# SHORT TASK:
Copy exactly the lines that run from the top of the listing to the line containing "0.511, 0.507, 0.501, 0.5]", both ends included, and omit the pictures.
====== GIVEN MATERIAL
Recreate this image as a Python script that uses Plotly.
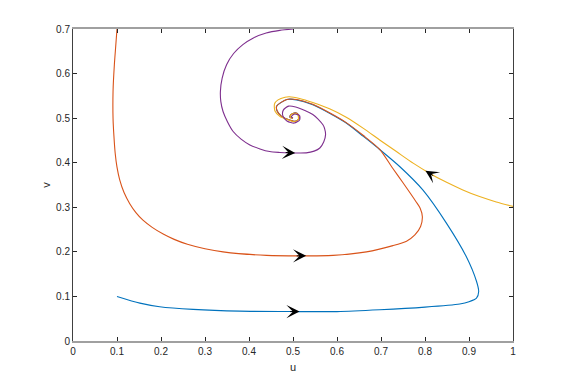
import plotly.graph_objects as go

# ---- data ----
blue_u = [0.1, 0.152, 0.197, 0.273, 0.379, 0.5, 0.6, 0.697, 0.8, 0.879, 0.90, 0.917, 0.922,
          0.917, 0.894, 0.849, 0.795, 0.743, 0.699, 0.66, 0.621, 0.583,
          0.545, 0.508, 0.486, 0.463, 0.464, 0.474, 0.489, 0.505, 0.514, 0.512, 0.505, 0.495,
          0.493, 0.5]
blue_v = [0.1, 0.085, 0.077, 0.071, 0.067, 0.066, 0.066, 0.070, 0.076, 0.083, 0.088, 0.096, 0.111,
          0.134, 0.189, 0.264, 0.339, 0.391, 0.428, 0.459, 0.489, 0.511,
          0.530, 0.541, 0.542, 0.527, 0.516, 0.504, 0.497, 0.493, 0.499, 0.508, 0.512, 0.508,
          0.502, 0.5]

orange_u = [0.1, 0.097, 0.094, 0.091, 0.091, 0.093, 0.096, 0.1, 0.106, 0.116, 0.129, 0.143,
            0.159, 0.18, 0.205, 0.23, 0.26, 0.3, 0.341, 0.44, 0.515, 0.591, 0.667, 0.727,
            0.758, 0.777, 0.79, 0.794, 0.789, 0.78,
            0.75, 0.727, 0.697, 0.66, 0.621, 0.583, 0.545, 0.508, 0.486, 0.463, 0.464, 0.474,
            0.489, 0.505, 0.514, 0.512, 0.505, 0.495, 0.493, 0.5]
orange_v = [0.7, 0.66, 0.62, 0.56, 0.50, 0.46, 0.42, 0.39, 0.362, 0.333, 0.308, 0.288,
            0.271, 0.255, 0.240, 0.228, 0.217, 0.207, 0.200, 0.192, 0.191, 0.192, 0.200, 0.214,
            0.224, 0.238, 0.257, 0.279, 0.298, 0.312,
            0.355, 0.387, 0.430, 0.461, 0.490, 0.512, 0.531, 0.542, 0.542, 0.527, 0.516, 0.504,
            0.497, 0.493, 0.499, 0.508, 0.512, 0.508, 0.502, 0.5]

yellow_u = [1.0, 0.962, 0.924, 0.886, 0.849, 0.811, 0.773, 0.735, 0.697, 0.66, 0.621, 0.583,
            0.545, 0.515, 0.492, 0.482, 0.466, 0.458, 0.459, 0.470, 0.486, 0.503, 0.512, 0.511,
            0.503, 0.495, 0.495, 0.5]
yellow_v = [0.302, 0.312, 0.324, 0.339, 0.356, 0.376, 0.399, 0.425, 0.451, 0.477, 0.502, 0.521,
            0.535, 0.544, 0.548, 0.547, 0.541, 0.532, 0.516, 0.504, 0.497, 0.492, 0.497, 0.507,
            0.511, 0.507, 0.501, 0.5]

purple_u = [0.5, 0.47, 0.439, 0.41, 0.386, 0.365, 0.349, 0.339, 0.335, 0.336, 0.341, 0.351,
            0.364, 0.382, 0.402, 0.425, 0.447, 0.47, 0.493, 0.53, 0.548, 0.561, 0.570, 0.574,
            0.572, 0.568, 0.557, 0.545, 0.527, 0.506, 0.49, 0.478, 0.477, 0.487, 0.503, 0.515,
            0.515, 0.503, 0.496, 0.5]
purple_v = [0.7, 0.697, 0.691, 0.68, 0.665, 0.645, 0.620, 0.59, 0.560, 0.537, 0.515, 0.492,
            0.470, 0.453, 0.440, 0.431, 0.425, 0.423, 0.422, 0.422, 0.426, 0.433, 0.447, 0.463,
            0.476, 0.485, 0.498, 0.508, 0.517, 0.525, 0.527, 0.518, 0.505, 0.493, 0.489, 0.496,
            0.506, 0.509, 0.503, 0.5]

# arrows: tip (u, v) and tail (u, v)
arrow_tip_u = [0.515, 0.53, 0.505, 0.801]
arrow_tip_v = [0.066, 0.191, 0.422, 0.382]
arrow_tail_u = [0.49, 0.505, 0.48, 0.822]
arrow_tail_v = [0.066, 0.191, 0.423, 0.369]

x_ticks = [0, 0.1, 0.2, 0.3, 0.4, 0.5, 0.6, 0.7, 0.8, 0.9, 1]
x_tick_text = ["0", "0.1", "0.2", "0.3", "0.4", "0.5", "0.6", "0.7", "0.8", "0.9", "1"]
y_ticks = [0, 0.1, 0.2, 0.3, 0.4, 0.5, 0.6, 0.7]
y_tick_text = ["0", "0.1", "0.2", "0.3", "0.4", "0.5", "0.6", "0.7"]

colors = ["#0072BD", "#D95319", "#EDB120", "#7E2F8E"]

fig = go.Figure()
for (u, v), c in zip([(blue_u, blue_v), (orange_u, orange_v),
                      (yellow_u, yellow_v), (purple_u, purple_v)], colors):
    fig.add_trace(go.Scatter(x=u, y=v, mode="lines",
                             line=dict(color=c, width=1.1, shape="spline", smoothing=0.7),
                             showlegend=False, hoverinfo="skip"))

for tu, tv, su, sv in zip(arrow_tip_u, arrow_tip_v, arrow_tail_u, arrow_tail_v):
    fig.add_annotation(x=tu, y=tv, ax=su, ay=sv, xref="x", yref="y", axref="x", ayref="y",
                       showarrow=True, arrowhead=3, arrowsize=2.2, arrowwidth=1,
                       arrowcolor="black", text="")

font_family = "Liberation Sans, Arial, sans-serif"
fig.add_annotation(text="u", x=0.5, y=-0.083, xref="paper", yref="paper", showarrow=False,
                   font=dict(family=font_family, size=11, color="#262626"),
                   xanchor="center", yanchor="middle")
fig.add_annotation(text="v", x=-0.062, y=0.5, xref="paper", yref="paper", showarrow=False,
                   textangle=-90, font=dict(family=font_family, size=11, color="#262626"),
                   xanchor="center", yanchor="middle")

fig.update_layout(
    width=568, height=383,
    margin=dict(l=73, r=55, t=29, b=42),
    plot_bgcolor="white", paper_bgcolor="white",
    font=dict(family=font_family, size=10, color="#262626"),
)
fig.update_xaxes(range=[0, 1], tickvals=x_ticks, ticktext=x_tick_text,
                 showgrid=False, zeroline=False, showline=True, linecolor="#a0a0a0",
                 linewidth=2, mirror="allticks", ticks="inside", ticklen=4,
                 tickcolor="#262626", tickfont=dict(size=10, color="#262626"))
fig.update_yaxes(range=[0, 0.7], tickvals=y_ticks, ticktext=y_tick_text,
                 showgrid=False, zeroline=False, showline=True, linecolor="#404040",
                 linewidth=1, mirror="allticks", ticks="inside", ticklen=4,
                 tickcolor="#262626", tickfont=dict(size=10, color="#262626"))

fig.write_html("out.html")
============
# RESPONSE TO THIS EXERCISE:
Recreate this image as a Python script that uses Plotly.
import plotly.graph_objects as go

# ---- data ----
blue_u = [0.1, 0.152, 0.197, 0.273, 0.379, 0.5, 0.6, 0.697, 0.8, 0.879, 0.90, 0.917, 0.922,
          0.917, 0.894, 0.849, 0.795, 0.743, 0.699, 0.66, 0.621, 0.583,
          0.545, 0.508, 0.486, 0.463, 0.464, 0.474, 0.489, 0.505, 0.514, 0.512, 0.505, 0.495,
          0.493, 0.5]
blue_v = [0.1, 0.085, 0.077, 0.071, 0.067, 0.066, 0.066, 0.070, 0.076, 0.083, 0.088, 0.096, 0.111,
          0.134, 0.189, 0.264, 0.339, 0.391, 0.428, 0.459, 0.489, 0.511,
          0.530, 0.541, 0.542, 0.527, 0.516, 0.504, 0.497, 0.493, 0.499, 0.508, 0.512, 0.508,
          0.502, 0.5]

orange_u = [0.1, 0.097, 0.094, 0.091, 0.091, 0.093, 0.096, 0.1, 0.106, 0.116, 0.129, 0.143,
            0.159, 0.18, 0.205, 0.23, 0.26, 0.3, 0.341, 0.44, 0.515, 0.591, 0.667, 0.727,
            0.758, 0.777, 0.79, 0.794, 0.789, 0.78,
            0.75, 0.727, 0.697, 0.66, 0.621, 0.583, 0.545, 0.508, 0.486, 0.463, 0.464, 0.474,
            0.489, 0.505, 0.514, 0.512, 0.505, 0.495, 0.493, 0.5]
orange_v = [0.7, 0.66, 0.62, 0.56, 0.50, 0.46, 0.42, 0.39, 0.362, 0.333, 0.308, 0.288,
            0.271, 0.255, 0.240, 0.228, 0.217, 0.207, 0.200, 0.192, 0.191, 0.192, 0.200, 0.214,
            0.224, 0.238, 0.257, 0.279, 0.298, 0.312,
            0.355, 0.387, 0.430, 0.461, 0.490, 0.512, 0.531, 0.542, 0.542, 0.527, 0.516, 0.504,
            0.497, 0.493, 0.499, 0.508, 0.512, 0.508, 0.502, 0.5]

yellow_u = [1.0, 0.962, 0.924, 0.886, 0.849, 0.811, 0.773, 0.735, 0.697, 0.66, 0.621, 0.583,
            0.545, 0.515, 0.492, 0.482, 0.466, 0.458, 0.459, 0.470, 0.486, 0.503, 0.512, 0.511,
            0.503, 0.495, 0.495, 0.5]
yellow_v = [0.302, 0.312, 0.324, 0.339, 0.356, 0.376, 0.399, 0.425, 0.451, 0.477, 0.502, 0.521,
            0.535, 0.544, 0.548, 0.547, 0.541, 0.532, 0.516, 0.504, 0.497, 0.492, 0.497, 0.507,
            0.511, 0.507, 0.501, 0.5]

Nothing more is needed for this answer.